Edgard de Souza faz parte da seleção com duas obras, Rabo (1994), uma escultura branca, que presa à parede cria um movimento ondulado a partir dela e Sem título (1997), a estranha cadeira de duas costas e de assento diferenciado. Esses dois adjetivos, estranho e diferente, cabem na obra de Edgard quando pensamos nela em relação aos objetos aos quais faz referência e ao pensar na escultura e sua aproximação do ofício do artesanato. Existe então uma inversão, o objeto torna-se andrógino e sem pensar em sua utilização, Edgard cria um jogo ambíguo onde na verdade, encontra-se a busca silenciosa de si mesmo através do ato de esculpir.
Sandra Cinto é apresentada com Sem título (2000), uma estrutura de onde pendem lâmpadas brancas, opacas, de onde delas não sai luz. Mais ao fundo está uma instalação de Marco Paulo Rolla, onde um piquenique foi armado. Toalha xadrez, frutas, pães, cestas, garrafas, etc. Nada comestível nem usável, pois é tudo feito de porcelana. Em ambigüidades semelhantes, os Campana parecem ter percorrido o acervo e idealizado a exposição.
O espaço é ocupado em todos os sentidos, espaços vazios e brechas em muitos momentos são preenchidos pelas sombras dos trabalhos. As obras estão dispostas nas paredes, no chão, pendem do teto ou estão apoiadas em suportes expográficos. Esses, de maneira aparentemente proposital, ganharam destaque por dimensões e funções e não ao acaso recebem as obras como mobiliários que receberiam objetos utilitários e decorativos.
O olhar é passível de leituras dúbias e depois de um longo percurso pela exposição, pude por fim ter a resposta à questão feita logo no começo desse texto: o que esperar de uma exposição de arte curada por designers?
Pego emprestado a fala de Paulo Herkenhoff na palestra proferida na Faculdade Santa Marcelina, no projeto Seminários Semestrais de Curadoria, no início de 2008 e com ela começo a definir uma possível resposta.
“Evidentemente que toda a intencionalidade declarada deve ter na obra de arte o seu momento de verdade, como a perspectiva crítica e histórica.
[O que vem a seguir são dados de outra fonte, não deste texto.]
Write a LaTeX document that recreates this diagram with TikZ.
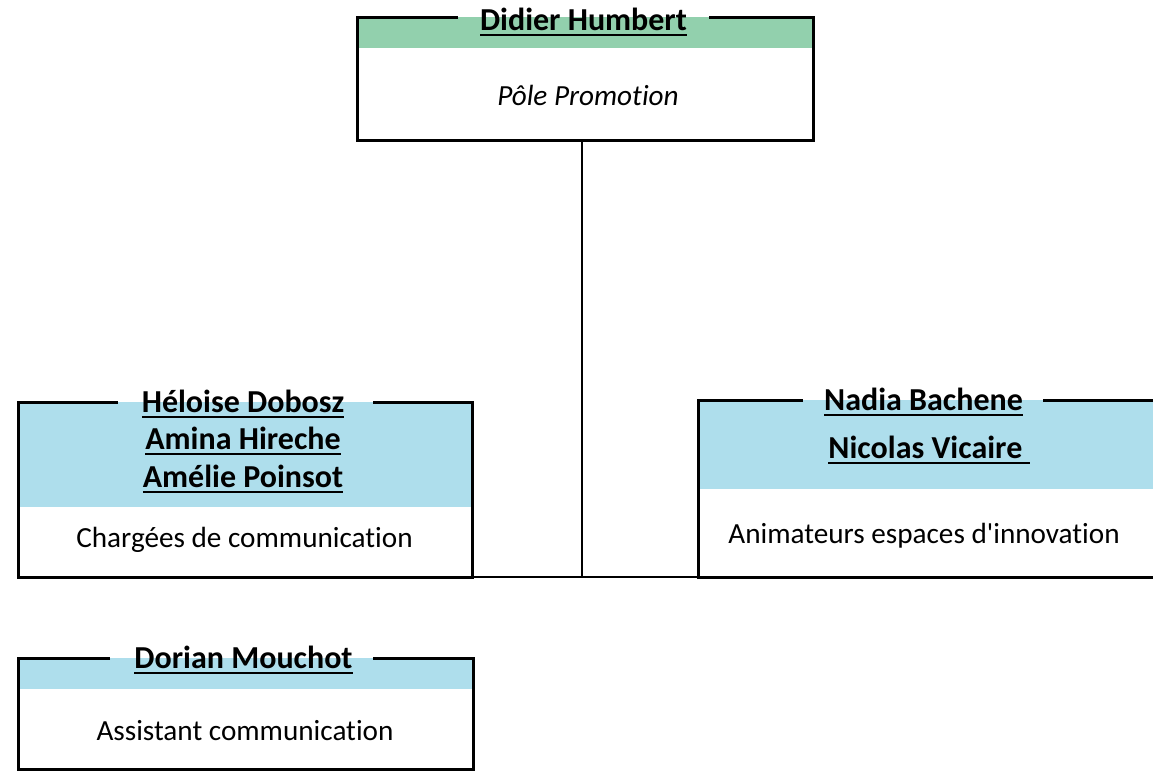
\documentclass[tikz,border=0pt]{standalone}
\usepackage{fontspec}
\setmainfont{Carlito}[Ligatures={TeXOff,CommonOff}]
\definecolor{hdgreen}{HTML}{92D0AD}
\definecolor{hdblue}{HTML}{AEDEEC}
\newcommand\ulname[1]{\setbox0\hbox{#1}\rlap{\rule[-6pt]{\wd0}{2.2pt}}\box0}
\newcommand\namefont{\fontsize{32}{38}\selectfont\bfseries}
\newcommand\rolefont{\fontsize{29.2}{35}\selectfont}
% name, x1, y1, x2, y2, yfill, gapL, gapR, colour
\newcommand\orgbox[9]{%
  \fill[#9] (#2,#3) rectangle (#4,#6);
  \draw[frame] (#7,#3) -- (#2,#3) -- (#2,#5) -- (#4,#5) -- (#4,#3) -- (#8,#3);
  \coordinate (#1-nw) at (#2,#3);
  \coordinate (#1-sw) at (#2,#5);
  \coordinate (#1-se) at (#4,#5);
}
\tikzset{
  frame/.style={line width=3pt, line join=miter},
  conn/.style={line width=2pt},
  pname/.style={font=\namefont, anchor=base, inner sep=0pt},
  prole/.style={font=\rolefont, anchor=base, inner sep=0pt},
}
\begin{document}
\begin{tikzpicture}[x=1pt,y=-1pt]
\useasboundingbox (0,0) rectangle (1153,772);
% top box
\orgbox{top}{357}{17}{813}{140}{48}{458}{709}{hdgreen}
\node[pname] (n1) at (583.5,30) {\ulname{Didier Humbert}};
\node[prole, font=\rolefont\itshape] (r1) at (588,105) {Pôle Promotion};
\coordinate (top-s) at (582,140);
% left box
\orgbox{lb}{18}{402}{472}{577}{507}{118}{373}{hdblue}
\node[pname] (n2) at (243,412) {\ulname{Héloise Dobosz}};
\node[pname] (n3) at (243,449) {\ulname{Amina Hireche}};
\node[pname] (n4) at (243,487) {\ulname{Amélie Poinsot}};
\node[prole] (r2) at (244.5,547) {Chargées de communication};
% right box
\orgbox{rb}{698}{400}{1170}{577}{489}{803}{1043}{hdblue}
\node[pname] (n5) at (923.5,410) {\ulname{Nadia Bachene}};
\node[pname] (n6) at (929,458) {\ulname{Nicolas Vicaire\ }};
\node[prole] (r3) at (924,543) {Animateurs espaces d'innovation};
% bottom box
\orgbox{bb}{18}{658}{473}{769}{689}{110}{373}{hdblue}
\node[pname] (n7) at (243.5,668) {\ulname{Dorian Mouchot}};
\node[prole] (r4) at (245,740) {Assistant communication};
% connectors
\coordinate (junc) at (582,577);
\draw[conn] (top-s) -- (junc);
\draw[conn] (lb-se) -- (rb-sw);
\end{tikzpicture}
\end{document}
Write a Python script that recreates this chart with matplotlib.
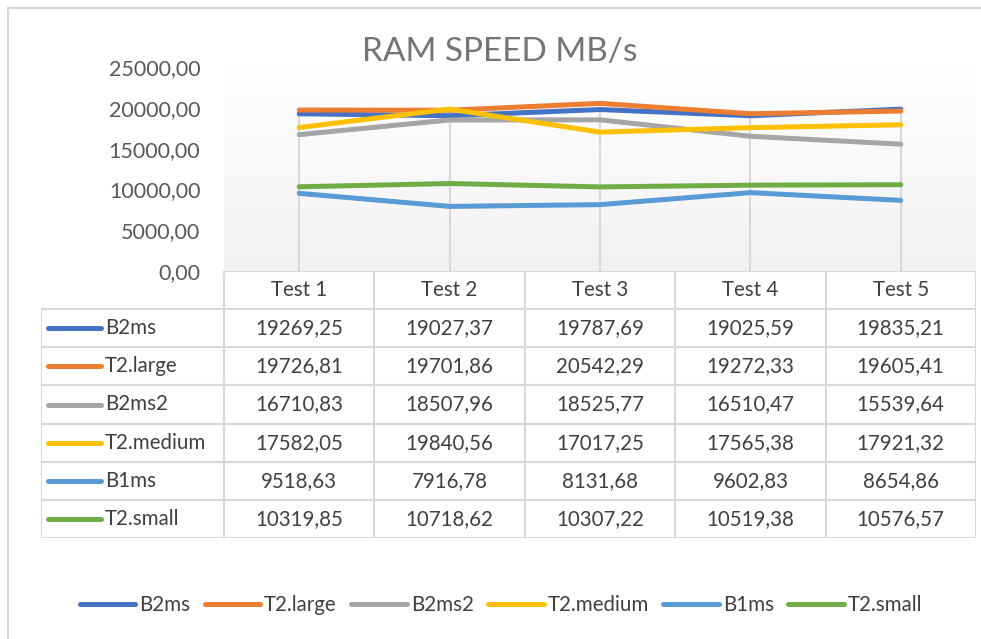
import numpy as np
import matplotlib.pyplot as plt
from matplotlib.lines import Line2D
from matplotlib.colors import LinearSegmentedColormap

plt.rcParams['font.family'] = ['Lato', 'DejaVu Sans']

# data
tests = ["Test 1", "Test 2", "Test 3", "Test 4", "Test 5"]
series_names = ["B2ms", "T2.large", "B2ms2", "T2.medium", "B1ms", "T2.small"]
b2ms = [19269.25, 19027.37, 19787.69, 19025.59, 19835.21]
t2_large = [19726.81, 19701.86, 20542.29, 19272.33, 19605.41]
b2ms2 = [16710.83, 18507.96, 18525.77, 16510.47, 15539.64]
t2_medium = [17582.05, 19840.56, 17017.25, 17565.38, 17921.32]
b1ms = [9518.63, 7916.78, 8131.68, 9602.83, 8654.86]
t2_small = [10319.85, 10718.62, 10307.22, 10519.38, 10576.57]
y_ticks = [0, 5000, 10000, 15000, 20000, 25000]

series = [b2ms, t2_large, b2ms2, t2_medium, b1ms, t2_small]
colors = ["#4472C4", "#ED7D31", "#A5A5A5", "#FFC000", "#5B9BD5", "#70AD47"]

W, H = 981, 639
fig = plt.figure(figsize=(W / 100, H / 100), dpi=100)


def px_axes(left, top, right, bottom):
    return fig.add_axes([left / W, 1 - bottom / H, (right - left) / W, (bottom - top) / H])


def fmt(v):
    return f"{v:.2f}".replace(".", ",")


# outer chart border (only top/left visible)
fig.add_artist(plt.Rectangle((8 / W, -0.1), 1.2, 1 - 8 / H + 0.1, transform=fig.transFigure,
                             fill=False, edgecolor="#D9D9D9", lw=1.5))

text_col = "#404040"
axis_col = "#595959"
fs = 14.8

# main plot
ax = px_axes(224, 67, 976, 271)
ax.set_xlim(0.5, 5.5)
ax.set_ylim(0, 25000)
grad = np.linspace(1, 0, 256).reshape(-1, 1)
ax.imshow(grad, extent=[0.5, 5.5, 0, 25000], aspect="auto",
          cmap=LinearSegmentedColormap.from_list("g", ["#F2F2F2", "#FFFFFF"]),
          zorder=0, origin="upper")
x = np.arange(1, len(tests) + 1)
# drop lines from the highest point to the axis
tops = np.max(np.array(series), axis=0)
ax.vlines(x, 0, tops, color="#D9D9D9", lw=1.5, zorder=1)
for name, vals, c in zip(series_names, series, colors):
    ax.plot(x, vals, color=c, lw=3.6, solid_capstyle="round", zorder=3, label=name)
for s in ax.spines.values():
    s.set_visible(False)
ax.set_xticks([])
ax.set_yticks(y_ticks)
ax.set_yticklabels([fmt(t) for t in y_ticks], fontsize=15.5, color=axis_col)
ax.tick_params(axis="y", length=0, pad=17)

fig.text(500 / W, 1 - 52 / H, "RAM SPEED MB/s", ha="center", va="center", fontsize=24, color="#757575")

# data table
tab = px_axes(41, 271, 976, 538)
tab.set_xlim(41, 976)
tab.set_ylim(538, 271)
tab.axis("off")
col_edges = np.linspace(224, 976, len(tests) + 1)
row_edges = np.linspace(271, 538, len(series) + 2)
line_kw = dict(color="#D9D9D9", lw=1.5)
tab.plot([224, 976], [row_edges[0]] * 2, **line_kw)
for ry in row_edges[1:]:
    tab.plot([41, 976], [ry, ry], **line_kw)
tab.plot([41, 41], [row_edges[1], row_edges[-1]], **line_kw)
for cx in col_edges:
    tab.plot([cx, cx], [row_edges[0], row_edges[-1]], **line_kw)
for j, t in enumerate(tests):
    tab.text((col_edges[j] + col_edges[j + 1]) / 2, (row_edges[0] + row_edges[1]) / 2, t,
             ha="center", va="center", fontsize=fs, color=text_col)
for i, (name, vals, c) in enumerate(zip(series_names, series, colors)):
    yc = (row_edges[i + 1] + row_edges[i + 2]) / 2
    tab.plot([48, 101], [yc, yc], color=c, lw=3.6, solid_capstyle="round")
    tab.text(105, yc, name, ha="left", va="center", fontsize=fs, color=text_col)
    for j, v in enumerate(vals):
        tab.text((col_edges[j] + col_edges[j + 1]) / 2, yc, fmt(v),
                 ha="center", va="center", fontsize=fs, color=text_col)

# bottom legend
handles = [Line2D([0], [0], color=c, lw=3.6, solid_capstyle="round") for c in colors]
leg = fig.legend(handles, series_names, loc="center", bbox_to_anchor=(501 / W, 1 - 605 / H), ncol=6,
                 frameon=False, fontsize=fs, handlelength=2.7, handletextpad=0.2, columnspacing=0.7)
for t in leg.get_texts():
    t.set_color(text_col)

fig.savefig("out.png", dpi=100)
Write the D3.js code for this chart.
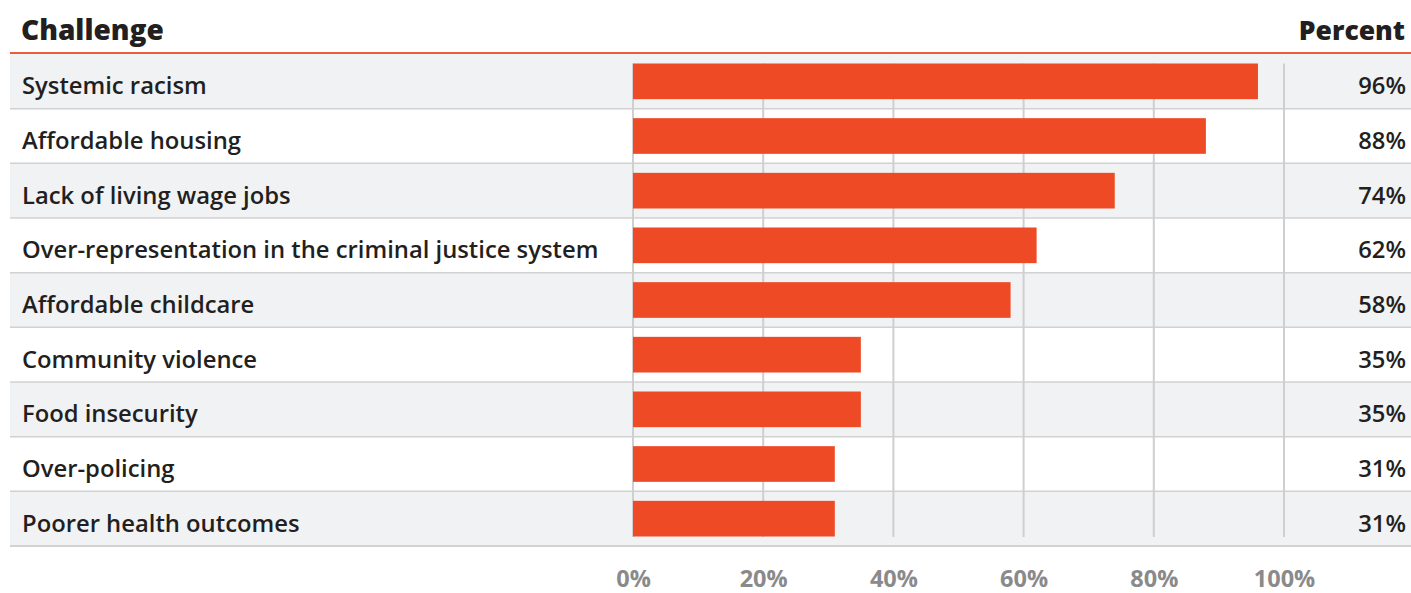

Insisto que a obra de arte no espaço é o critério de verdade do olhar”.
Através das obras escolhidas pelos designers, das relações estabelecidas e sua colocação no espaço, pude ver e compreender que verdade lhes pertence. A experiência do design é constante e fresca e aparece até mesmo em obras que não a pretendia. Os Irmãos Campana deixaram transparecer com muita honestidade o quão aventureiro foi esse olhar por sobre o acervo do MAM e por entre alusões, construíram sua leitura.